Meet James Haefner

James has been a photographer since he was fifteen!  He started out shooting rock bands and friends, then developed an interest in landscapes.  He first studied photography at the University of New Mexico and graduated with a BFA from the Rochester Institute of Technology (1976).  After graduating he returned to Detroit (he grew up in Detroit’s suburbs) and started assisting at the automotive studios in the area.  In 1979, James decided he was ready to go out on his own and has worked for himself ever since.  For the first twenty years or so he concentrated on the automotive advertising business which was and still is huge in Detroit. In the early 2000s, James diversified into architectural photography and is currently working in both specialties. James says that he is “fortunate to have two great children, one attends med school and the other studies business (and plays a lot of golf).  My work has taken me around the world and I still enjoy a good road trip which can be problematic as I’m currently about 12,000 miles over my lease allowance!”


Here is the million-dollar question…why photography? What’s launched your passion? 

When I first started I felt photography would allow me to express myself and I still believe that.  Since I work in the more technically challenging areas of photography I enjoy the problem-solving aspect of the medium too.  Something I’ve found interesting is that I was influenced by the movie, Blowup, and since I have discovered that many photographers my age felt the movie was instrumental in their early interest in professional photography.

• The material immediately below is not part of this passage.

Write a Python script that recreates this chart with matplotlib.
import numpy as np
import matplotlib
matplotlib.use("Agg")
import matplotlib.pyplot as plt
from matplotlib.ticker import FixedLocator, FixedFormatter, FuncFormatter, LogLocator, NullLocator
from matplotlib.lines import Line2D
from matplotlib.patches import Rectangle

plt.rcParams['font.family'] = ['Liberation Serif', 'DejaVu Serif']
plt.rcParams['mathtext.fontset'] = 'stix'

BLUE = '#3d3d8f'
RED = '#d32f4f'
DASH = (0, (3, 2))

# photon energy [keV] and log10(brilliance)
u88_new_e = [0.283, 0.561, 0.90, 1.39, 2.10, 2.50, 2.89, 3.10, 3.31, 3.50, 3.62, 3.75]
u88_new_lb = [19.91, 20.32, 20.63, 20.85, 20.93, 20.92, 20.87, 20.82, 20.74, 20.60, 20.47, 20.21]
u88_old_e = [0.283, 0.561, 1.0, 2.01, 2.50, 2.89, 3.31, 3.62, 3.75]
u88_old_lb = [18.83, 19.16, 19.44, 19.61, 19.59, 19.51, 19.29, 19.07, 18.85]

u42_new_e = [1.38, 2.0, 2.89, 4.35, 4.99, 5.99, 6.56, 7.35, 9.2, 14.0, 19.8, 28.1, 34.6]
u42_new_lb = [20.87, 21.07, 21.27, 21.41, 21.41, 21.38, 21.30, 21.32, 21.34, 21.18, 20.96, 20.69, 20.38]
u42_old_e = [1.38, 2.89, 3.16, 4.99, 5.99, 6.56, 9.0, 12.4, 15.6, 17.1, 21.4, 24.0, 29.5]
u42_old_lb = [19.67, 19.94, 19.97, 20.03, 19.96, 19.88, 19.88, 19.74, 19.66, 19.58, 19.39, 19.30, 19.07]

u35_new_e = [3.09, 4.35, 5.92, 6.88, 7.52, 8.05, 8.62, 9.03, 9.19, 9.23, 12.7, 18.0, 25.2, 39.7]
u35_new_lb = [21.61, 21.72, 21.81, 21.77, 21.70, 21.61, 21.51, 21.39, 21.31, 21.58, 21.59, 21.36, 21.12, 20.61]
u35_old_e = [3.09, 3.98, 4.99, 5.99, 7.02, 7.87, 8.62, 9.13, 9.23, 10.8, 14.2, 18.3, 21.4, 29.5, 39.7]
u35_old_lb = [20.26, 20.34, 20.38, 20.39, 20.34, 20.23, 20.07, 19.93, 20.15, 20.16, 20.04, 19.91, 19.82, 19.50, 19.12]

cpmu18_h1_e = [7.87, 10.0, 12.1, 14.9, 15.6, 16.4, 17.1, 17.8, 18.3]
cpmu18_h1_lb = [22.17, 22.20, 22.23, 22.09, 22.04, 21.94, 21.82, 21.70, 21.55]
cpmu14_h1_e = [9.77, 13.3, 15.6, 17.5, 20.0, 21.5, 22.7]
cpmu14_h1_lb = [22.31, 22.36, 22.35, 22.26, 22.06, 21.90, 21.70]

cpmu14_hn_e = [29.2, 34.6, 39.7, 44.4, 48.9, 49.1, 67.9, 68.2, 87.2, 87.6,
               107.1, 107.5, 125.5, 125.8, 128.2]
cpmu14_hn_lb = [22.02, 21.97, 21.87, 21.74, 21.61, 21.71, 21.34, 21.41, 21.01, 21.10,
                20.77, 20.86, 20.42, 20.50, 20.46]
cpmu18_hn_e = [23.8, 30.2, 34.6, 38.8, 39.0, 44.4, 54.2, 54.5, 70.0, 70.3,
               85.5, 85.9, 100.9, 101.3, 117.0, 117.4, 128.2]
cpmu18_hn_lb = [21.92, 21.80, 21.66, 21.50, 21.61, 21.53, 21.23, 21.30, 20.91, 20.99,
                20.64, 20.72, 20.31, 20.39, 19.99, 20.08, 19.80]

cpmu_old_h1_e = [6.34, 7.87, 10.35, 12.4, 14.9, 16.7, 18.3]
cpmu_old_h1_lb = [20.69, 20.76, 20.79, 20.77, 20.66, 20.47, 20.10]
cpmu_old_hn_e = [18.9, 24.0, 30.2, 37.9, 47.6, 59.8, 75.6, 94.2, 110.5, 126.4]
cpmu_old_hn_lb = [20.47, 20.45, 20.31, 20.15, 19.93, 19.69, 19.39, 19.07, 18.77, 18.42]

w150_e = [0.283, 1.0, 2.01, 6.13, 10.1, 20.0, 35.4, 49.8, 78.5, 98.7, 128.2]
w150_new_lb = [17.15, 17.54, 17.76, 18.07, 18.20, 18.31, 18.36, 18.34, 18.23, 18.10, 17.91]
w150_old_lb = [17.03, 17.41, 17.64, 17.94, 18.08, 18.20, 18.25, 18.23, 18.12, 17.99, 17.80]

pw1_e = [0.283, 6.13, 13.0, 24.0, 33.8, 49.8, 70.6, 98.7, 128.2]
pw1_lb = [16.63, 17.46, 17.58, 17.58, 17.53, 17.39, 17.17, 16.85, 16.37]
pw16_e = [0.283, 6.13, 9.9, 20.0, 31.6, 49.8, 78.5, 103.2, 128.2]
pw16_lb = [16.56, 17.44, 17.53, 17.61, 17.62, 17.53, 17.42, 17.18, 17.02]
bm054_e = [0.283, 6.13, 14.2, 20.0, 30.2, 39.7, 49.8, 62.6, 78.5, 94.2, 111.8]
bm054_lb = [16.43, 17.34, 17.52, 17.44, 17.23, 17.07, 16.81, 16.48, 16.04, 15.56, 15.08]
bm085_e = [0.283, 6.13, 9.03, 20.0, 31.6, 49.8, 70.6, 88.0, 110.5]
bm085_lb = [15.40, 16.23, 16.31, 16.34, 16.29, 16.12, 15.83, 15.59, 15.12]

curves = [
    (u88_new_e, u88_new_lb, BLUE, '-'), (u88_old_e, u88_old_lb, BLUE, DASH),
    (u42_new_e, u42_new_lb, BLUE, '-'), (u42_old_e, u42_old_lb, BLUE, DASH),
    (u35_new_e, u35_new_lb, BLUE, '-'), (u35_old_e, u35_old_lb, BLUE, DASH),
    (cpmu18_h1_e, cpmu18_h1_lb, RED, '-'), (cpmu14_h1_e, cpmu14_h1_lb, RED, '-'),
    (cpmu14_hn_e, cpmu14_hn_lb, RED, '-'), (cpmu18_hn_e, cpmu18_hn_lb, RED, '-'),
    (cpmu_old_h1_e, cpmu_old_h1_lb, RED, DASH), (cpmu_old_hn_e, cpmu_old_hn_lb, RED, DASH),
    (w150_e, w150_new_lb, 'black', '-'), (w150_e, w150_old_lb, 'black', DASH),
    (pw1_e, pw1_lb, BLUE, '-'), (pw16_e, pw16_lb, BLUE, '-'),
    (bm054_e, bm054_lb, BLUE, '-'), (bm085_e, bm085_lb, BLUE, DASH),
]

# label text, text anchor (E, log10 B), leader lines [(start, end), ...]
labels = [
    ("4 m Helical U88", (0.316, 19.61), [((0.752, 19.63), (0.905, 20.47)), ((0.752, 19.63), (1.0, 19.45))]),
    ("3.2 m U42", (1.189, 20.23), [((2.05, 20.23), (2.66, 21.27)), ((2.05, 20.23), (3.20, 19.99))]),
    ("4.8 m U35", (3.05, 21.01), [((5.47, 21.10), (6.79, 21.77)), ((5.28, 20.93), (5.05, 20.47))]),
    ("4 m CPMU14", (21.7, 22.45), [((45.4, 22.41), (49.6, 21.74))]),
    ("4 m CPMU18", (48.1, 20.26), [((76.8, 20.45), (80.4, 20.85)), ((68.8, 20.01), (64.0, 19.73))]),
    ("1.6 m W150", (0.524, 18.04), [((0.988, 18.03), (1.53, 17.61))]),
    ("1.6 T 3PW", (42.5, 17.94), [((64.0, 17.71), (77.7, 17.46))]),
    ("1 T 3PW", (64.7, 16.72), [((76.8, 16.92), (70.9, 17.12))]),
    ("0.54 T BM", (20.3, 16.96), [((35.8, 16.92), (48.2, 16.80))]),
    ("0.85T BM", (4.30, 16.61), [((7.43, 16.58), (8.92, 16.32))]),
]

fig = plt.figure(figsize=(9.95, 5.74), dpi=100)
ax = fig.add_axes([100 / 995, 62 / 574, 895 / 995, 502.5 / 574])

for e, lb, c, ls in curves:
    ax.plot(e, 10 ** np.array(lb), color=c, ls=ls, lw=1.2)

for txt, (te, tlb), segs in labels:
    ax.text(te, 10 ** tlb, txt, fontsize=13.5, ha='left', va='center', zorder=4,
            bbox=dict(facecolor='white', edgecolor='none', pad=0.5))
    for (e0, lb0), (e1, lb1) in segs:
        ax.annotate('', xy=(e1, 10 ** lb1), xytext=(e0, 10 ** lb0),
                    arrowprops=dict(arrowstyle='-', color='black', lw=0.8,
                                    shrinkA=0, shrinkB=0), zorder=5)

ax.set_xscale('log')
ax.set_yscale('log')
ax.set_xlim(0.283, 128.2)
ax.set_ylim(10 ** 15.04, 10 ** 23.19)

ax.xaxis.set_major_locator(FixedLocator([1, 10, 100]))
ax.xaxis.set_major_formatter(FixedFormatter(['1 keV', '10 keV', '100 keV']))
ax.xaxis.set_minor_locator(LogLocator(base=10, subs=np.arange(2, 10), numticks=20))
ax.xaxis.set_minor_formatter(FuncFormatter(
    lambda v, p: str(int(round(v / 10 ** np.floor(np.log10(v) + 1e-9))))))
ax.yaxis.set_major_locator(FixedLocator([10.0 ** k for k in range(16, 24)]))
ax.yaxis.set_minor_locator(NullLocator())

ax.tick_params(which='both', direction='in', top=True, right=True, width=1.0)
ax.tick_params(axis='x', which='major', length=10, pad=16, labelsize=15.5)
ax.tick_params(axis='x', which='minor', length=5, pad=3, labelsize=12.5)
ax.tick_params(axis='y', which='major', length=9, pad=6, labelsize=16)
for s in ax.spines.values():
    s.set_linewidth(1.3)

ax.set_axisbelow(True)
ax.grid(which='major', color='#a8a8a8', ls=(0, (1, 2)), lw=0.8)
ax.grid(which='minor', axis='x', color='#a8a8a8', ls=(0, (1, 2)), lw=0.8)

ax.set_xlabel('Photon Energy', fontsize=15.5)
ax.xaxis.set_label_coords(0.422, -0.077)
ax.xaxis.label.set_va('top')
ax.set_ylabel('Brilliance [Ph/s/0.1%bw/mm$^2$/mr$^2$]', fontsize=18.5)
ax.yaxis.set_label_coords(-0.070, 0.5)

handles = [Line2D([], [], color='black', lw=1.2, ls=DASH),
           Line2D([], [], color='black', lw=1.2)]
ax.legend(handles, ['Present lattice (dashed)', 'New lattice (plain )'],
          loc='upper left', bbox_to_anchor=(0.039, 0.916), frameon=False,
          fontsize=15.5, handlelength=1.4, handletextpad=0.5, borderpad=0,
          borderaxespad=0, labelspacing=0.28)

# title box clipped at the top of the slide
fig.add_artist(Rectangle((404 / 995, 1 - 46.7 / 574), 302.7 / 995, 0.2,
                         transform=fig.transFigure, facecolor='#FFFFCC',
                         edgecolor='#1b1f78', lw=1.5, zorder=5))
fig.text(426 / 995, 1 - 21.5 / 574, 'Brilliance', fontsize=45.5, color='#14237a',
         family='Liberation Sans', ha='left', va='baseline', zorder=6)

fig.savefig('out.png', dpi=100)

What are some of the most difficult challenges you’ve faced in photography to date? How do you navigate them?

After forty years of working, I think a challenge I’ve successfully faced is adapting to change.  In 2002 I switched from film to digital capture after having worked with photoshop since 1997 or so.  I was amazed at how the workflow allowed me to create better automotive images in much less time than with film.  Unfortunately, just a couple of years later the CG world became very adept at creating automotive imagery often reducing the photographer’s role in shooting backgrounds (and domes).  While photography quite often is our client’s preferred approach to image creation circumstances arise (such as no vehicle existing) and many projects are handled with the CG workflow.  One challenge that I haven’t really addressed is creating motion content.  I’ll work as a lighting consultant occasionally on automotive motion projects but operating a camera or directing hasn’t been something I’ve realized yet.


What is your favorite photo gear or tool that you take with you on every shoot? Why?
Being an architectural photographer there are two items I can’t live without.  The Canon T/S lenses and the Arca D4 head both allow me to capture my subject matter quickly and more precisely.  The Sunseeker app also helps me plan the timing of my projects.  Another new piece of equipment I really love is my drone, I work with the Inspire 2 and X7 camera.  Having the opportunity to put a camera in a position that previously was impossible is tremendous!

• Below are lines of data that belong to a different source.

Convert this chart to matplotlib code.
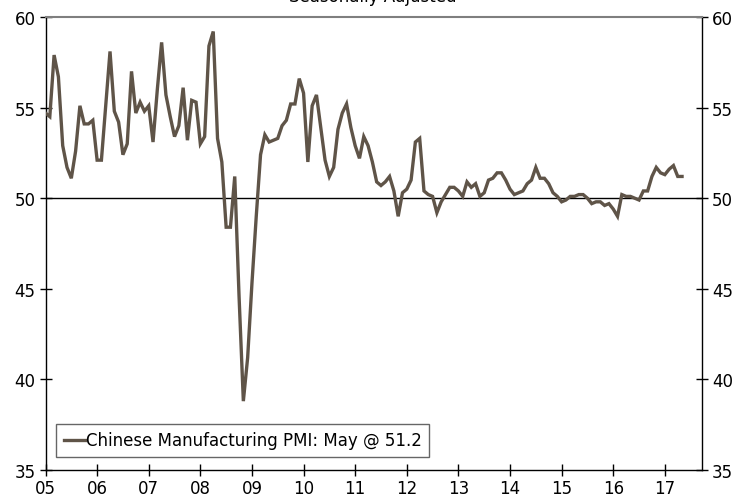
import matplotlib
matplotlib.use("Agg")
import matplotlib.pyplot as plt
import numpy as np

plt.rcParams['font.family'] = ['DejaVu Sans']

start_year = 2005
pmi = [
    # 2005
    54.7, 54.5, 57.9, 56.7, 52.9, 51.7, 51.1, 52.6, 55.1, 54.1, 54.1, 54.3,
    # 2006
    52.1, 52.1, 55.1, 58.1, 54.8, 54.2, 52.4, 53.0, 57.0, 54.7, 55.3, 54.8,
    # 2007
    55.1, 53.1, 56.0, 58.6, 55.7, 54.5, 53.4, 54.0, 56.1, 53.2, 55.4, 55.3,
    # 2008
    53.0, 53.4, 58.4, 59.2, 53.3, 52.0, 48.4, 48.4, 51.2, 44.6, 38.8, 41.2,
    # 2009
    45.3, 49.0, 52.4, 53.5, 53.1, 53.2, 53.3, 54.0, 54.3, 55.2, 55.2, 56.6,
    # 2010
    55.8, 52.0, 55.1, 55.7, 53.9, 52.1, 51.2, 51.7, 53.8, 54.7, 55.2, 53.9,
    # 2011
    52.9, 52.2, 53.4, 52.9, 52.0, 50.9, 50.7, 50.9, 51.2, 50.4, 49.0, 50.3,
    # 2012
    50.5, 51.0, 53.1, 53.3, 50.4, 50.2, 50.1, 49.2, 49.8, 50.2, 50.6, 50.6,
    # 2013
    50.4, 50.1, 50.9, 50.6, 50.8, 50.1, 50.3, 51.0, 51.1, 51.4, 51.4, 51.0,
    # 2014
    50.5, 50.2, 50.3, 50.4, 50.8, 51.0, 51.7, 51.1, 51.1, 50.8, 50.3, 50.1,
    # 2015
    49.8, 49.9, 50.1, 50.1, 50.2, 50.2, 50.0, 49.7, 49.8, 49.8, 49.6, 49.7,
    # 2016
    49.4, 49.0, 50.2, 50.1, 50.1, 50.0, 49.9, 50.4, 50.4, 51.2, 51.7, 51.4,
    # 2017
    51.3, 51.6, 51.8, 51.2, 51.2,
]
year_ticks = list(range(2005, 2018))
year_labels = ["05", "06", "07", "08", "09", "10", "11", "12", "13", "14", "15", "16", "17"]
y_ticks = [35, 40, 45, 50, 55, 60]
legend_label = "Chinese Manufacturing PMI: May @ 51.2"
title = "Seasonally Adjusted"

t = start_year + np.arange(len(pmi)) / 12.0

W, H = 735, 502
fig = plt.figure(figsize=(W / 100, H / 100), dpi=100)
ax = fig.add_axes([45.5 / W, 1 - 471 / H, (702 - 45.5) / W, (471 - 18) / H])

line_color = "#5f5448"
ax.axhline(50, color="black", lw=1.0, zorder=2)
ax.plot(t, pmi, color=line_color, lw=2.4, zorder=3, label=legend_label,
        solid_joinstyle="miter")

ax.set_xlim(2005.0, 2017.72)
ax.set_ylim(35, 60)
ax.set_xticks(year_ticks)
ax.set_xticklabels(year_labels)
ax.set_yticks(y_ticks)

ax.tick_params(axis="both", direction="inout", length=8.5, width=1.0,
               labelsize=12, colors="black")
ax.tick_params(axis="x", pad=2)
ax.tick_params(axis="y", pad=3, left=True, right=True, labelleft=True, labelright=True)

for s in ["left", "right", "bottom"]:
    ax.spines[s].set_color("black")
    ax.spines[s].set_linewidth(1.0)
ax.spines["top"].set_color("#7f7f7f")
ax.spines["top"].set_linewidth(1.5)

leg = ax.legend(loc="lower left", bbox_to_anchor=(10.5 / 656.5, 13 / 453),
                fontsize=12, frameon=True, fancybox=False, handlelength=1.3,
                handletextpad=0.05, borderpad=0.45, borderaxespad=0)
leg.get_frame().set_edgecolor("#404040")
leg.get_frame().set_linewidth(1.0)

fig.text(373 / W, 1 - 6 / H, title, ha="center", va="bottom", fontsize=12)

fig.savefig("out.png", dpi=100)
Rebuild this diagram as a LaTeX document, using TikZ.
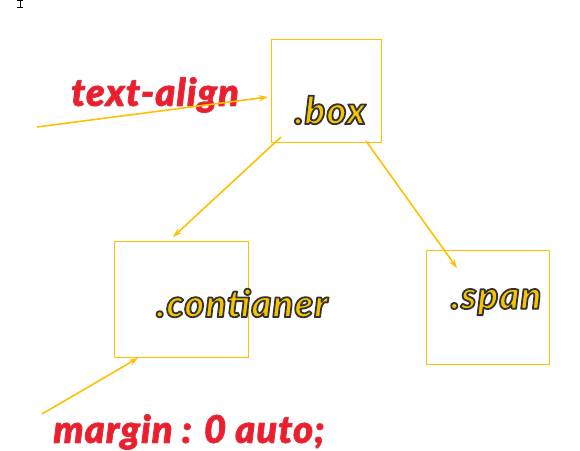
\documentclass[tikz,border=0pt]{standalone}
\usepackage{fontspec}
\setmainfont{Open Sans}
\IfFontExistsTF{Lato Black Italic}{\newfontfamily\heavy[LetterSpace=3]{Lato Black Italic}}{%
  \newfontfamily\heavy[LetterSpace=3]{Open Sans Bold Italic}}
\usetikzlibrary{arrows.meta}
\definecolor{gold}{HTML}{FFC000}
\definecolor{goldtxt}{HTML}{F8C400}
\definecolor{redtxt}{HTML}{EE1C2C}
\tikzset{
  frame/.style={draw=gold, line width=0.8pt, inner sep=0pt},
  link/.style={draw=gold, line width=1.6pt, -{Stealth[length=9pt,width=6pt]}},
  yeltxt/.style={font=\fontsize{38}{42}\selectfont\heavy, text=goldtxt, inner sep=0pt},
  redlab/.style={font=\fontsize{38}{42}\selectfont\heavy, text=redtxt, inner sep=0pt},
}
\newcommand{\yel}[1]{\special{pdf:literal 0.2 0.2 0.2 RG 1.8 w 1 j 2 Tr}#1\special{pdf:literal 0 Tr}}
\newcommand{\rdl}[1]{\special{pdf:literal 0.87 0.2 0.25 RG 1.0 w 1 j 2 Tr}#1\special{pdf:literal 0 Tr}}
\begin{document}
\begin{tikzpicture}[x=1pt,y=-1pt]
\useasboundingbox (0,0) rectangle (580,450);
% cursor
\draw[line width=0.6pt] (17,0.5) -- (23,0.5) (20,0.5) -- (20,7) (17,7) -- (23,7);
% frames
\node[frame, minimum width=110pt, minimum height=103pt] (box) at (326,90.5) {};
\node[frame, minimum width=134pt, minimum height=116pt] (cont) at (181,299) {};
\node[frame, minimum width=123pt, minimum height=114pt] (span) at (487.5,307) {};
% labels
\node[yeltxt] (boxt) at (330,110) {\yel{.box}};
\node[yeltxt] (contt) at (242,303) {\yel{.contianer}};
\node[yeltxt] (spant) at (496,302) {\yel{.span}};
\node[redlab] (ta) at (155,95) {\rdl{text-align}};
\node[redlab] (mg) at (189,432) {\rdl{margin : 0 auto;}};
% connector ends
\coordinate (taS) at (37,127);
\coordinate (taE) at (268,97);
\coordinate (b1) at (281,137);
\coordinate (c1) at (173,237);
\coordinate (b2) at (366,141);
\coordinate (s1) at (457,268);
\coordinate (mS) at (42,414);
\coordinate (mE) at (138,358);
% connectors
\draw[link] (taS) -- (taE);
\draw[link] (b1) -- (c1);
\draw[link] (b2) -- (s1);
\draw[link] (mS) -- (mE);
\end{tikzpicture}
\end{document}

Lighting plays a major role in telling the story of your image. What are your favorite lighting techniques to tell your story? 

In my automotive world studio photography is something I’ve specialized in since I started.  There is no one technique I can claim that separates my work from another photographer.  It’s a culmination of years of experience and experimentation that allows me to capture these images.  Also, now that we aren’t trying to create a perfect shot in one capture we have so much freedom to assemble the captures in post and create something special.  I guess if I were to pick one technique it’s that I like to start each shot with a single light in the studio’s ceiling illuminating the subject, I use this as my base capture more often than not.

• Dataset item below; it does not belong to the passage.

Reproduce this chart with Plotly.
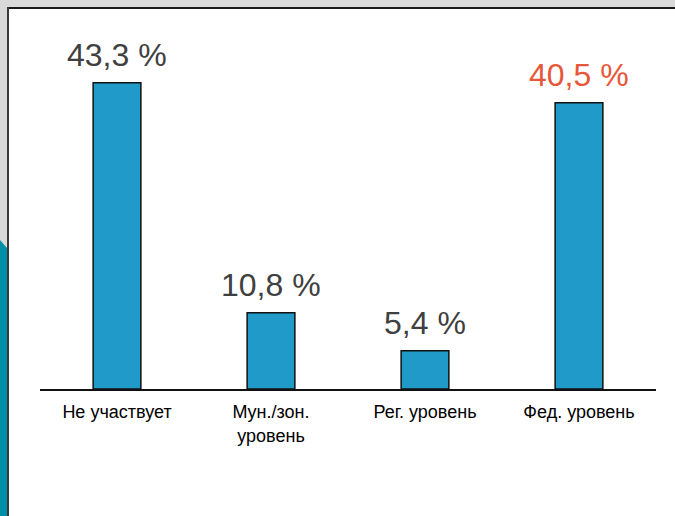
import plotly.graph_objects as go

categories = ["Не участвует", "Мун./зон.<br>уровень", "Рег. уровень", "Фед. уровень"]
values = [43.3, 10.8, 5.4, 40.5]
value_labels = ["43,3 %", "10,8 %", "5,4 %", "40,5 %"]
label_colors = ["#404040", "#404040", "#404040", "#E8563A"]

W, H = 675, 516

def px(x):
    return x / W

def py(y):
    return (H - y) / H

fig = go.Figure()
fig.add_trace(go.Bar(
    x=categories, y=values,
    marker=dict(color="#209BC9", line=dict(color="#111111", width=1.5)),
    width=0.31,
    hoverinfo="skip",
))

annotations = []
for c, v, t, col in zip(categories, values, value_labels, label_colors):
    annotations.append(dict(
        x=c, y=v, text=t, showarrow=False, xref="x", yref="y",
        yanchor="bottom", yshift=8,
        font=dict(family="Liberation Sans, Arial, sans-serif", size=32, color=col),
    ))

shapes = [
    dict(type="rect", xref="paper", yref="paper", x0=px(8), x1=px(W), y0=py(H), y1=py(8),
         fillcolor="white", line=dict(width=0), layer="below"),
    dict(type="line", xref="paper", yref="paper", x0=px(7), x1=px(W), y0=py(8), y1=py(8),
         line=dict(color="#1a1a1a", width=2), layer="below"),
    dict(type="line", xref="paper", yref="paper", x0=px(8), x1=px(8), y0=py(7), y1=py(H),
         line=dict(color="#3a3a3a", width=2), layer="below"),
    dict(type="path", xref="paper", yref="paper",
         path=f"M 0,{py(240)} L {px(7)},{py(248)} L {px(7)},{py(H)} L 0,{py(H)} Z",
         fillcolor="#0090A8", line=dict(width=0), layer="below"),
]

fig.update_layout(
    width=W, height=H,
    margin=dict(l=0, r=0, t=0, b=0),
    paper_bgcolor="#D9D9D9",
    plot_bgcolor="rgba(0,0,0,0)",
    showlegend=False,
    annotations=annotations,
    shapes=shapes,
    xaxis=dict(
        domain=[px(40), px(656)],
        showline=True, linecolor="#111111", linewidth=1.5,
        showgrid=False, zeroline=False, ticks="",
        ticklabelstandoff=6,
        tickfont=dict(family="Liberation Sans, Arial, sans-serif", size=18, color="#000000"),
        fixedrange=True,
    ),
    yaxis=dict(
        domain=[py(389), py(8)],
        range=[0, 381 / 7.07],
        visible=False, fixedrange=True,
    ),
)

fig.write_html("out.html", config={"displayModeBar": False},
               post_script="document.body.style.margin='0';document.body.style.padding='0';")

In which ways do you see your work evolving in the next 5 – 10 years from now?

Good question!  I really feel fortunate to have continued this passion of mine for so long.  In terms of evolving, I’m not sure what will happen, perhaps more books (architectural) could come my way.  The response to my first book, Michigan Modern: An Architectural Legacy, has been tremendous and I’d love to do a few more.  There’s also a chance that my work will be featured in museum exhibits which would be wonderful.

If you could have given yourself any advice when you first launched your career in photography, what would it be?

I received advice that I thought was excellent even though I didn’t follow it.  Try to determine where you’d like to live then move there and start your career.

Why Capture Integration? What made you select us as a partner?

As a professional, I want to work with firms that understand my situation and make my life easier.  Capture Integration has that understanding, as well as, an incredible team to help me accomplish my goals.  They have a great knowledge of the products and demonstrates how my work can benefit from them. That’s key.